What kind of gifts are those for a baby?
Frankincense was something you used in worship, in the temple. Myrrh was what you used to anoint a dead body for burial.
I wonder what Mary made of the strangers who came to greet her new baby? I wonder what she thought when they bowed down before someone wearing diapers? I wonder where her mind went when they presented him with those auspicious gifts?
And every year I wonder how the scene must have looked through the magi’s eyes. Their gifts, their audience with the King in Jerusalem, their ability to take a long journey to Israel all suggest they were men of wealth, power and sophistication.
Surely Bethlehem was not the sort of royal birthplace they would have expected.

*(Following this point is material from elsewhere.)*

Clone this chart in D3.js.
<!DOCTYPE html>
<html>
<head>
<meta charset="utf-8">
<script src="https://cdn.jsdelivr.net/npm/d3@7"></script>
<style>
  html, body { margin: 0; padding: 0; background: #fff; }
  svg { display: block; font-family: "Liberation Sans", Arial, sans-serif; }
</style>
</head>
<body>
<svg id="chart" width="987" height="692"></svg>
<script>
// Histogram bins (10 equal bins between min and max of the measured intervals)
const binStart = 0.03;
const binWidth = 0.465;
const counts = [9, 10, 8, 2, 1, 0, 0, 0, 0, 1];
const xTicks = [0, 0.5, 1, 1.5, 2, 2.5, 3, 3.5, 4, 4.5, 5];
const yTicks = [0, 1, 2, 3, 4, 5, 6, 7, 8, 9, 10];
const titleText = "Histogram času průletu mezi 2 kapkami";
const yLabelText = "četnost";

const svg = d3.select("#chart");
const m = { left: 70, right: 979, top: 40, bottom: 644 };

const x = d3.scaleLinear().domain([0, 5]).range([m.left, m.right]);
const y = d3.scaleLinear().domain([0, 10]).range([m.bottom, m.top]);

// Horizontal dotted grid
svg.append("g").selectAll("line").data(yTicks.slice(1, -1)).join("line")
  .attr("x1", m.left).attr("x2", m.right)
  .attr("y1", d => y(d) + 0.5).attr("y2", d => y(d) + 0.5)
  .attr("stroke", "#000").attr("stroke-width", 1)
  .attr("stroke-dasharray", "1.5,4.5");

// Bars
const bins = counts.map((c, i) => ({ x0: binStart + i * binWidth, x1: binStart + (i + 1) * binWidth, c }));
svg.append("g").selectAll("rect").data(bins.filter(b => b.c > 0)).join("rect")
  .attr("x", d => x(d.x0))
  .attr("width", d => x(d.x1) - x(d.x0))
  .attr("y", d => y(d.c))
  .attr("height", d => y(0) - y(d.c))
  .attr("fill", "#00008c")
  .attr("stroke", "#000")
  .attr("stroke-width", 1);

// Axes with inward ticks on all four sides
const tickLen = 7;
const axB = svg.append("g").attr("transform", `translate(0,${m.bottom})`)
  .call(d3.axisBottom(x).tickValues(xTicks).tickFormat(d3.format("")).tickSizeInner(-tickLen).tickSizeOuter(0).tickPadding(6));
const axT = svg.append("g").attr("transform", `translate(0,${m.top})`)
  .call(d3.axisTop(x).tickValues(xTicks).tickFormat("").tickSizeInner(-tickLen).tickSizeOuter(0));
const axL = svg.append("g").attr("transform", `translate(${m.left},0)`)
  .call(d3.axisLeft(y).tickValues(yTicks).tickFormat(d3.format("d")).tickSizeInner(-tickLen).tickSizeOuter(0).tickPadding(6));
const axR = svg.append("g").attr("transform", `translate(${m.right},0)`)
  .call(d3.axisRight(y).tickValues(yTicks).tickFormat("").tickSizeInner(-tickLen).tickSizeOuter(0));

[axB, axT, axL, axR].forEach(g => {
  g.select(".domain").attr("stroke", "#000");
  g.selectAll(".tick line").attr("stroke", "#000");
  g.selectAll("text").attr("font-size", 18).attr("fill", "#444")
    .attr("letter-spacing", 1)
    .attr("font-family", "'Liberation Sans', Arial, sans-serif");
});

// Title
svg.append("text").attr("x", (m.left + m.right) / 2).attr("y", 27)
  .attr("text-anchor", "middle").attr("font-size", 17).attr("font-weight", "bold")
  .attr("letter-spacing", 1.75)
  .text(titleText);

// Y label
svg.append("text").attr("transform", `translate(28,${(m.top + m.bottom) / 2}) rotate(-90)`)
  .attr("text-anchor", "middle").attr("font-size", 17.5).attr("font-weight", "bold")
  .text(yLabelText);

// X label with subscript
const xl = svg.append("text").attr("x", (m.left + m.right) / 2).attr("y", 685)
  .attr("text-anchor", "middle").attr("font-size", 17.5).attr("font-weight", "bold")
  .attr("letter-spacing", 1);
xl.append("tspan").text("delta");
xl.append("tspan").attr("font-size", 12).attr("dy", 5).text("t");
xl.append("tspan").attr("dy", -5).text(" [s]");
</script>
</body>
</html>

Mary and Joseph and whatever humble home they’d made wouldn’t have looked anything like a throne.
The holy day when the magi meet Jesus is known as Epiphany and it usually centers on how Christ’s coming opens salvation to the gentile world as well as the Jewish world.
Read more simply and less theologically, I think the magi remind us how, in scripture, strangers almost always represent an unexpected blessing from God.
Indeed, at times strangers can be angels in disguise and, always, strangers are those who cause us to reorient our self-images, our assumptions about the other and the things we value.